For one year, 365 days, this blog will address the Common Core Standards from the perspective of creating an alternate, ambient learning environment for math.  Ambient is defined as “existing or present on all sides, an all-encompassing atmosphere.”  And ambient music is defined as: “Quiet and relaxing with melodies that repeat many times.”

Why ambient?  A math teaching style that’s whole and all encompassing, with themes that repeat many times through the years, is most likely to be effective and successful.  Today’s standard will be listed in blue, followed by its ambient counterpart.

Measurement and Data   1.MD
Measure lengths indirectly and by iterating length units.
1.  Order three objects by length; compare the lengths of two objects indirectly by using a third object.

Though measurement and time are not taught directly in the Waldorf school until Grade 3, foundational activities and lessons can pave the way for more formal learning.  Here is an excerpt from Day 27 re the Common Core Kindergarten measurement standards:

As with many other elements, exposure to time and measurement will most likely happen way before third grade, but its formal introduction doesn’t happen till then.  The reasoning is that the child crosses a significant boundary at age 9.  Just as a readiness for learning becomes optimal at age 7, the first real steps out of the garden of childhood are taken two years later, at 9.  Creation stories are told in third grade, as the child’s powers of reasoning develop alongside a beginning recognition of the realities of growing up.

As a thread that runs through most cultures’ creation stories, the expulsion from the garden is a theme that reflects this stage of development.  Teaching practical things like housebuilding and farming / gardening are perfect at this time, because that’s how we collectively learned to live on the earth on our own, after leaving our respective gardens.  Time and measurement fit this context nicely and for now, aspects of it can be shown and absorbed (rather than taught and learned) in a purely experiential and playful way.

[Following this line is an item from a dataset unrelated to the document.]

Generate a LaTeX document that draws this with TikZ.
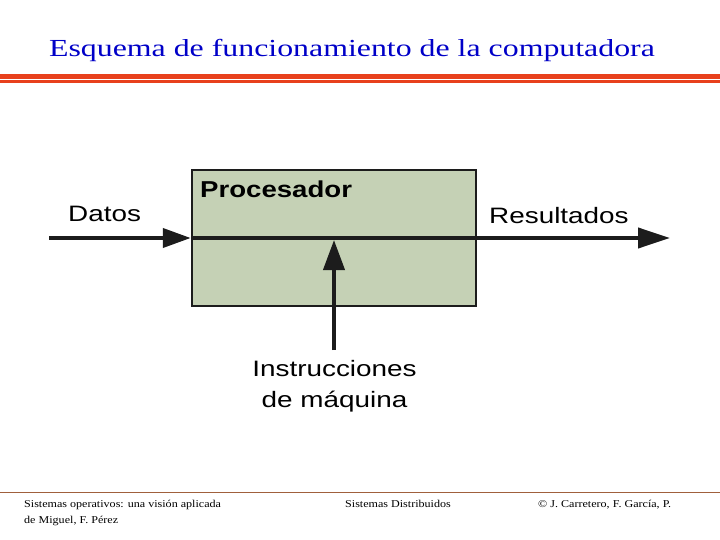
\documentclass[tikz,border=0pt]{standalone}
\usepackage{fontspec}
\setmainfont{Liberation Serif}
\newfontfamily\titlefont[FakeStretch=1.3]{Liberation Serif}
\newfontfamily\footfont[FakeStretch=1.15]{Liberation Serif}
\newfontfamily\diagfont[FakeStretch=1.25]{Liberation Sans}
\newfontfamily\diagboldfont[FakeStretch=1.2]{Liberation Sans Bold}
\usetikzlibrary{arrows.meta}
\definecolor{titleblue}{RGB}{0,0,200}
\definecolor{barorange}{RGB}{232,64,28}
\definecolor{boxgreen}{RGB}{197,209,181}
\definecolor{boxedge}{RGB}{28,28,28}
\definecolor{footrule}{RGB}{160,96,60}
\tikzset{
  lbl/.style={inner sep=0pt, anchor=base west, font=\diagfont\fontsize{22.3}{26}\selectfont},
  foot/.style={inner sep=0pt, anchor=base west, font=\footfont\fontsize{10.5}{12}\selectfont},
  flow/.style={line width=4pt, draw=boxedge},
  headA/.style={-{Triangle[length=28pt,width=19pt]}},
}
\begin{document}
\begin{tikzpicture}[x=1pt,y=-1pt]
\useasboundingbox[fill=white] (0,0) rectangle (720,540);
% title
\node[inner sep=0pt, anchor=base, text=titleblue, font=\titlefont\fontsize{24.5}{28}\selectfont] (title) at (352,57) {Esquema de funcionamiento de la computadora};
% orange bars
\fill[barorange] (0,74) rectangle (720,79);
\fill[barorange] (0,80.5) rectangle (720,83);
% processor box
\node[draw=boxedge, line width=2.5pt, fill=boxgreen, minimum width=284pt, minimum height=136pt, inner sep=0pt] (proc) at (334,238) {};
\node[inner sep=0pt, anchor=base west, font=\diagboldfont\fontsize{23}{26}\selectfont] (proclbl) at (200,197) {Procesador};
% coordinates
\coordinate (din) at (49,238);
\coordinate (dout) at (670,238);
\coordinate (ibot) at (334,350);
\coordinate (itop) at (334,240);
% flows
\draw[flow, headA] (din) -- (proc.west);
\draw[flow] (proc.west) -- (proc.east);
\draw[flow, -{Triangle[length=32pt,width=20pt]}] (proc.east) -- (dout);
\draw[flow, -{Triangle[length=30pt,width=21pt]}] (ibot) -- (itop);
% labels
\node[lbl] (datos) at (68,222) {Datos};
\node[lbl] (res) at (489,223) {Resultados};
\node[lbl, anchor=base] (instr1) at (334.5,376) {Instrucciones};
\node[lbl, anchor=base] (instr2) at (334.5,407) {de máquina};
% footer
\draw[footrule, line width=1pt] (0,492.5) -- (720,492.5);
\node[foot] (f1) at (24,507) {Sistemas operativos: una visión aplicada};
\node[foot] (f2) at (24,523.5) {de Miguel, F. Pérez};
\node[foot] (f3) at (345,507) {Sistemas Distribuidos};
\node[foot] (f4) at (538,507) {© J. Carretero, F. García, P.};
\end{tikzpicture}
\end{document}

I’m noticing after having gone back to the Kindergarten posts to find this, that the Kindy Common Core standards seem to be more creative and fun.  It’s more challenging to come up with something for this standard.  Let’s see.  The most likely venues for practicing this would be the morning circle, nature studies, handwork, and form drawing.  Taking these one by one,

Morning Circle:
Some wonderful movement exercises can be done with rods or dowels.  To enhance a sense of the vertical and horizontal, the rod could be passed back and forth (rhythmically in time to a song or verse), first vertically then horizontally.  Different length rods could be used for this exercise to address this standard, by exchanging them in succession while having the child measure each one against his or her own body.  A special verse could be recited or sung along with this, something like:
This rod is wood, it came from a tree,
It’s little, it only reaches up to my knee.
This rod is smooth, it slides and slips,
It’s bigger, it reaches up to my hips.
And so on . . .

Nature Studies:
There are many opportunities for informal measurement on a walk in the woods or reviewing the treasures brought back from one.  Specifically, a pine cone might be used to measure a foot print with, “How many pine cones long is your foot?  How many is mine?”  Or leaves and flower petals could be measured, “How many rose petals long is a maple leaf?”

Handwork:
Knitting needles could be measured with each other as they are cut, pointed, and sanded in preparation for a first knitting lesson.  Cutting, measuring, and piecing patterns for simple sewing projects is another excellent opportunity to practice this standard.

Form Drawing:
Almost all straight-line form drawings offer opportunities to compare lengths.  As an added element to the usual prep for form drawing (moving the form large by walking or running it) models could be used as well.  Graduated-size straight sticks could be put together in their proper order before either moving or drawing the form.  See below for a graduated lines form drawing.

As always, it’s the movement, story, and art that win the day with math!  Knowledge ensues in an environment dedicated to imaginative, creative knowing, where student and teacher alike surrender to the ensuing of that knowledge as a worthy goal.